Vielleicht liegt es daran, dass der Gedanke an barocke Engel mehr an katholische als an evangelische Gebiete erinnert. Die aus Fichtenholz geschnitzten Engel wurden auch wahrscheinlich in Süddeutschland oder Österreich geschaffen. Die protestantischen Ostfriesen hatten aber eine ähnliche Zuneigung zu den Engelswesen wie die Süddeutschen. Im norddeutschen Barock liebte man Engel als Begleiter für die Deckel über den Taufsteinen, als Postamente für andere Figuren oder als Zierwerk im Herrschaftsgestühl der Kirchen. Insofern sind Engel doch nicht untypisch für unsere Region, und das Ostfriesische Landesmuseum Emder Rüstkammer kann für die Schenkung Frau Beckers aus dem Nachlass ihres Mannes Bruno Becker sehr dankbar sein.
Bei beiden Engelsfiguren ist die Bemalung gut erhalten: Die dunklere Figur trägt einen schwarzen Rock mit goldenem Besatz, goldene Haare und hellrosa Gesichtsfarbe mit roten Wangen. Die Rückseite des Engels ist nicht gefasst. Beim Gewand mit dem ausgearbeiteten Saum und dem goldenen Armreif ist eine antikisierende Tendenz festzustellen, die dem Barock nicht fremd war. Die Farbfassung des anderen Engels ist mit der Gesichtsfarbe, dem goldenen Haar, weißem Rock mit goldfarbenem Besatz und einem rosa Hemd erhalten. Der nach oben blickende Engel ist in einer sehr bewegten Stellung festgehalten und scheint auf etwas hin zu deuten. Der Schwung und die Fassung der beiden Figuren haben eine großartige Lebendigkeit, die in ihrer ursprünglichen Aufstellung sicher größer war. Sie betonen etwas oder halten einen heute verlorenen Gegenstand, der durch die Anwesendheit des Engels eine religiöse Bedeutung bekommt. Die Sockel verweisen auf eine Aufstellung an einer Ecke vor der Wand.

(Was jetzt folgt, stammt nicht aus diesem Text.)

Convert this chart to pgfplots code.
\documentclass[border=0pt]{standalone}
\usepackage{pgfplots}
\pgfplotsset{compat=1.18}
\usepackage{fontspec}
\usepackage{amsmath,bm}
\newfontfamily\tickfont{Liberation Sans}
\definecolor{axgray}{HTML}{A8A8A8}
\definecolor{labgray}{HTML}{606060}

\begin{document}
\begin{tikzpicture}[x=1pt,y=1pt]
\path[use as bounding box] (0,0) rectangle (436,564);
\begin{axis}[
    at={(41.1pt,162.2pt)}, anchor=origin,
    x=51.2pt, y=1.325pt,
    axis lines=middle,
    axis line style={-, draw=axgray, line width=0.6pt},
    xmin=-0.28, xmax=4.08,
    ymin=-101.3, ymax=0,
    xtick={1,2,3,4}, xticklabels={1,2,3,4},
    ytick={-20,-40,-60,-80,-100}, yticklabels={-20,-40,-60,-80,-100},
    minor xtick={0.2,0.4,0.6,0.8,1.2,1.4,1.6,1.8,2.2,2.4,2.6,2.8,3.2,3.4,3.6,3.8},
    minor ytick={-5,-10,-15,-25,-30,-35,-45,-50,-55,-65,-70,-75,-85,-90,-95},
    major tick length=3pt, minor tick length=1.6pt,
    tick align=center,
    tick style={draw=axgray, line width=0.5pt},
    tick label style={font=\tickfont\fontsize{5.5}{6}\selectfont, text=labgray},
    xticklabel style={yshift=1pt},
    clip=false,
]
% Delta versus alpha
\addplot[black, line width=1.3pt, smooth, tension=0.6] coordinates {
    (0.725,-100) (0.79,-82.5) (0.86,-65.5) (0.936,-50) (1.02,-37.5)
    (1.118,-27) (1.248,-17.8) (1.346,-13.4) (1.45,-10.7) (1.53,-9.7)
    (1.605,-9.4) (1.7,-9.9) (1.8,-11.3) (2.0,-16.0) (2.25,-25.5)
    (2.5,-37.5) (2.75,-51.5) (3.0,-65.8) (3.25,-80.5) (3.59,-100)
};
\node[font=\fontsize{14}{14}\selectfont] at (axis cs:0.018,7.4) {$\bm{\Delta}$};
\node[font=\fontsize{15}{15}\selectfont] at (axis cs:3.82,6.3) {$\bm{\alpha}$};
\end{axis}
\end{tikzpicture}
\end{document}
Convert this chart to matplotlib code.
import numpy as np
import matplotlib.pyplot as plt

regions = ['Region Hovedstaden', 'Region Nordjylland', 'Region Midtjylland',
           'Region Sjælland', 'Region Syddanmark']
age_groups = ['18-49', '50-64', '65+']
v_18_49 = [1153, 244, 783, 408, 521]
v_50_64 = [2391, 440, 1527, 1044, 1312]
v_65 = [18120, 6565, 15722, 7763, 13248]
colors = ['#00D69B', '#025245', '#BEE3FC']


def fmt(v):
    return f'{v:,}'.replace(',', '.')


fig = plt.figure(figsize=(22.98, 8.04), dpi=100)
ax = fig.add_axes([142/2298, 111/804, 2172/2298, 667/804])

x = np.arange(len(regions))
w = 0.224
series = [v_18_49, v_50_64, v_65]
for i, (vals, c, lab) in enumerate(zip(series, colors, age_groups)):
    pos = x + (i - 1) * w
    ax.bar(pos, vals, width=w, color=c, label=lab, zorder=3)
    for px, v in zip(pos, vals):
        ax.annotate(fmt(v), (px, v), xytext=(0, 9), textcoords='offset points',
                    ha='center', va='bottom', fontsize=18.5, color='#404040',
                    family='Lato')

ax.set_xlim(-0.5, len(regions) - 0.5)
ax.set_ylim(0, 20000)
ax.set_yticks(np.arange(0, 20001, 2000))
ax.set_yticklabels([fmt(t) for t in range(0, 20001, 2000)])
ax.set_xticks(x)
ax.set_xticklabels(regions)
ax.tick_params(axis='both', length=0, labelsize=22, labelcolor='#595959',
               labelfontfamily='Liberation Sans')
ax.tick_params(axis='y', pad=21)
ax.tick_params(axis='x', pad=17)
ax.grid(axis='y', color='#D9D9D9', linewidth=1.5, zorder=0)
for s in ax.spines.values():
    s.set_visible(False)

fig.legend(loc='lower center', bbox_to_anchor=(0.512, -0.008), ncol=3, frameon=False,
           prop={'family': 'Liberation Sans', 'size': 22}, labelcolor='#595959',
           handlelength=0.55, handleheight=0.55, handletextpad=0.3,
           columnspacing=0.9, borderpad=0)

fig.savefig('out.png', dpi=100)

Barocke Engel sind für den Betrachter ein Sinnbild verspielter Kirchlichkeit. Dabei sind es nicht mehr die mächtigen Erzengel wie Michael, der Adam und Eva aus dem Paradies vertreibt, oder Gabriel, der Maria die Geburt Christi ankündigt, sondern kleinere Diener der göttlichen Welt. Sie spiegeln den Glanz des Himmels mit ihren kostbar goldenen Gewändern, dem „Engelshaar“ und prächtig rauschenden Flügeln als Zeichen der Verbindung von Erde und Himmel.
Der italienische Bildhauer Donatello (um 1383 – 1466) war wohl der erste, der Kinderengel mit andächtigen Gesten gezeigt, ebenso aber Schalk und Ironie in die Figuren gelegt hat. Die Engel können bei ihm nackt auftreten und dabei eine Körperlichkeit bieten, die uns sonst in Kirchenräumen nicht begegnet. Die erotische Verspieltheit der Engelchen macht sie dem Menschen so sympathisch.
Die hier vorgestellten Engel stammen nicht aus der Renaissance Italiens, sondern sie wurden im Rokoko Süddeutschlands gearbeitet. Mit rauschenden Gewändern und staunendem Eifer dienen diese androgynen Wesen dem Wunder der göttlichen Gegenwart.